A website is as only good as its message. Once it is finely honed, then the design can amplify that message, which then resonates with the customer. If there is no clarity in the messaging, then no measure of fancy modern design trends will make up for it. The design breaks down and simply becomes ornamentation.
From a designer’s perspective, having a clear message provides a sort of mind-map for the project, allowing structure to ideas and concepts that support the message. It makes the job of choosing navigation, colors, layouts, textures, imagery, typography and iconology that much easier because everything flows from the messaging. Once the designer has created a visual vocabulary of sorts that represents the messaging, then it is simply a matter of staying true to that vocabulary throughout the process.
More Heart, less Brain
A well-crafted site that has clear messaging which resonates with its customers does it by connecting with the heart first.

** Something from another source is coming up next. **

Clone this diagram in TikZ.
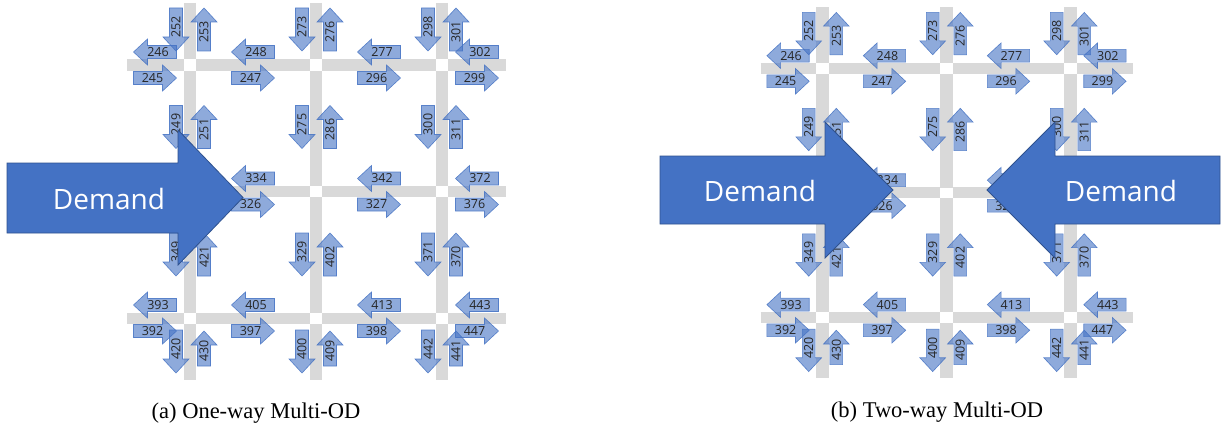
\documentclass[tikz,border=0pt]{standalone}
\usepackage{fontspec}
\setmainfont{Liberation Serif}
\newfontfamily\lblfont{Open Sans}
\definecolor{accentblue}{HTML}{4472C4}
\definecolor{demandedge}{HTML}{2F528F}
\definecolor{roadgray}{HTML}{D9D9D9}

\tikzset{
  hroad/.style={line width=11pt, roadgray},
  vroad/.style={line width=12.5pt, roadgray},
  flowarrow/.style={fill=accentblue, fill opacity=0.6, draw=accentblue, draw opacity=0.85, line width=0.6pt, line join=miter},
  flowlabel/.style={font=\lblfont\fontsize{12.5}{12.5}\selectfont, text=black!85, inner sep=0pt},
  demandarrow/.style={fill=accentblue, draw=demandedge, line width=0.8pt, line join=miter},
  demandlabel/.style={font=\lblfont\fontsize{28}{28}\selectfont, text=white, inner sep=0pt},
  subcaption/.style={font=\fontsize{22.5}{22.5}\selectfont, inner sep=0pt, anchor=base},
}

% flow arrows: #1 node name, #2 x, #3 y, #4 label
\newcommand\arrowR[4]{%
  \draw[flowarrow, shift={(#2,#3)}] (-21.5,-6.5) -- (7.5,-6.5) -- (7.5,-13) -- (21.5,0) -- (7.5,13) -- (7.5,6.5) -- (-21.5,6.5) -- cycle;
  \node[flowlabel] (#1) at (#2-2.5,#3) {#4};}
\newcommand\arrowL[4]{%
  \draw[flowarrow, shift={(#2,#3)}] (21.5,-6.5) -- (-7.5,-6.5) -- (-7.5,-13) -- (-21.5,0) -- (-7.5,13) -- (-7.5,6.5) -- (21.5,6.5) -- cycle;
  \node[flowlabel] (#1) at (#2+3,#3) {#4};}
\newcommand\arrowD[4]{%
  \draw[flowarrow, shift={(#2,#3)}] (-6.5,-21.5) -- (-6.5,7.5) -- (-13,7.5) -- (0,21.5) -- (13,7.5) -- (6.5,7.5) -- (6.5,-21.5) -- cycle;
  \node[flowlabel, rotate=90] (#1) at (#2,#3-2.5) {#4};}
% #5 half length
\newcommand\arrowU[5]{%
  \draw[flowarrow, shift={(#2,#3)}] (-6.5,#5) -- (-6.5,-#5+14) -- (-13,-#5+14) -- (0,-#5) -- (13,-#5+14) -- (6.5,-#5+14) -- (6.5,#5) -- cycle;
  \node[flowlabel, rotate=90] (#1) at (#2,#3+2.5) {#4};}

% 3x3 road grid with link flows; origin at the upper-left crossing
\newcommand\gridpanel[1]{%
  \foreach \yy in {0,126.5,253} \draw[hroad] (-63,\yy) -- (315.5,\yy);
  \foreach \xx in {0,126,252} \draw[vroad] (\xx,-62) -- (\xx,315);
  \foreach \xx in {0,126,252} \foreach \yy in {0,126.5,253}
    \fill[white] (\xx-6.25,\yy-5.5) rectangle (\xx+6.25,\yy+5.5);
  % horizontal links
  \arrowL{#1-246}{-35}{-13}{246}   \arrowR{#1-245}{-35}{13}{245}
  \arrowL{#1-248}{63}{-13}{248}    \arrowR{#1-247}{63}{13}{247}
  \arrowL{#1-277}{189}{-13}{277}   \arrowR{#1-296}{189}{13}{296}
  \arrowL{#1-302}{287}{-13}{302}   \arrowR{#1-299}{287}{13}{299}
  \arrowL{#1-334}{63}{113.5}{334}  \arrowR{#1-326}{63}{139.5}{326}
  \arrowL{#1-342}{189}{113.5}{342} \arrowR{#1-327}{189}{139.5}{327}
  \arrowL{#1-393}{-35}{240}{393}   \arrowR{#1-392}{-35}{266}{392}
  \arrowL{#1-405}{63}{240}{405}    \arrowR{#1-397}{63}{266}{397}
  \arrowL{#1-413}{189}{240}{413}   \arrowR{#1-398}{189}{266}{398}
  \arrowL{#1-443}{287}{240}{443}   \arrowR{#1-447}{287}{266}{447}
  % vertical links
  \arrowD{#1-252}{-14}{-35.5}{252}  \arrowU{#1-253}{14}{-35.5}{253}{21.5}
  \arrowD{#1-249}{-14}{62}{249}     \arrowU{#1-251}{14}{62}{251}{21.5}
  \arrowD{#1-349}{-14}{189.5}{349}  \arrowU{#1-421}{14}{189.5}{421}{21.5}
  \arrowD{#1-420}{-14}{286.5}{420}  \arrowU{#1-430}{14}{283.5}{430}{17.5}
  \arrowD{#1-273}{112}{-35.5}{273}  \arrowU{#1-276}{140}{-35.5}{276}{21.5}
  \arrowD{#1-275}{112}{62}{275}     \arrowU{#1-286}{140}{62}{286}{21.5}
  \arrowD{#1-329}{112}{189.5}{329}  \arrowU{#1-402}{140}{189.5}{402}{21.5}
  \arrowD{#1-400}{112}{286.5}{400}  \arrowU{#1-409}{140}{283.5}{409}{17.5}
  \arrowD{#1-298}{238}{-35.5}{298}  \arrowU{#1-301}{266}{-35.5}{301}{21.5}
  \arrowD{#1-300}{238}{62}{300}     \arrowU{#1-311}{266}{62}{311}{21.5}
  \arrowD{#1-371}{238}{189.5}{371}  \arrowU{#1-370}{266}{189.5}{370}{21.5}
  \arrowD{#1-442}{238}{286.5}{442}  \arrowU{#1-441}{266}{283.5}{441}{17.5}
}

\begin{document}
\begin{tikzpicture}[x=1pt, y=-1pt]
  \fill[white] (0,0) rectangle (1230,428);
  \useasboundingbox (0,0) rectangle (1230,428);

  % (a) one-way demand
  \begin{scope}[shift={(190,65)}]
    \gridpanel{a}
    \arrowL{a-372}{287}{113.5}{372}
    \arrowR{a-376}{287}{139.5}{376}
  \end{scope}
  \draw[demandarrow] (7,163) -- (178,163) -- (178,130) -- (243,197.5) -- (178,265) -- (178,233) -- (7,233) -- cycle;
  \node[demandlabel] (dmdA) at (109,199) {Demand};
  \node[subcaption] (capA) at (256,418) {(a) One-way Multi-OD};

  % (b) two-way demand
  \begin{scope}[shift={(822.5,68.5)}, scale=0.984]
    \gridpanel{b}
  \end{scope}
  \draw[demandarrow] (660,156) -- (825,156) -- (825,122) -- (893,190) -- (825,258) -- (825,224) -- (660,224) -- cycle;
  \node[demandlabel] (dmdBL) at (760,191) {Demand};
  \draw[demandarrow] (1220,156) -- (1055,156) -- (1055,122) -- (987,190) -- (1055,258) -- (1055,224) -- (1220,224) -- cycle;
  \node[demandlabel] (dmdBR) at (1121,191) {Demand};
  \node[subcaption] (capB) at (937,417) {(b) Two-way Multi-OD};
\end{tikzpicture}
\end{document}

The business world tends to be logical and analytical, but we are by very nature emotional creatures. Good design hooks the emotion, and then prepares the brain for a call to action.
There is a saying in design circles: “A user interface is like a joke—if you have to explain it, it’s not that good.” An intuitive experience on a site allows the design to get out of the way and simply support the messaging, thereby helping to creating resonance in their target customer.
Good design alone cannot get the job done. Content must be a strategic part of any website project, and must support the messaging goals of the company. Messaging comes through from design and content.
This is by no means an exhaustive list. There are lots of dynamics at play with regard to the design and development of a site—but when you think about your customer first and what drives them, then the development of a site will flow with much more clarity of purpose.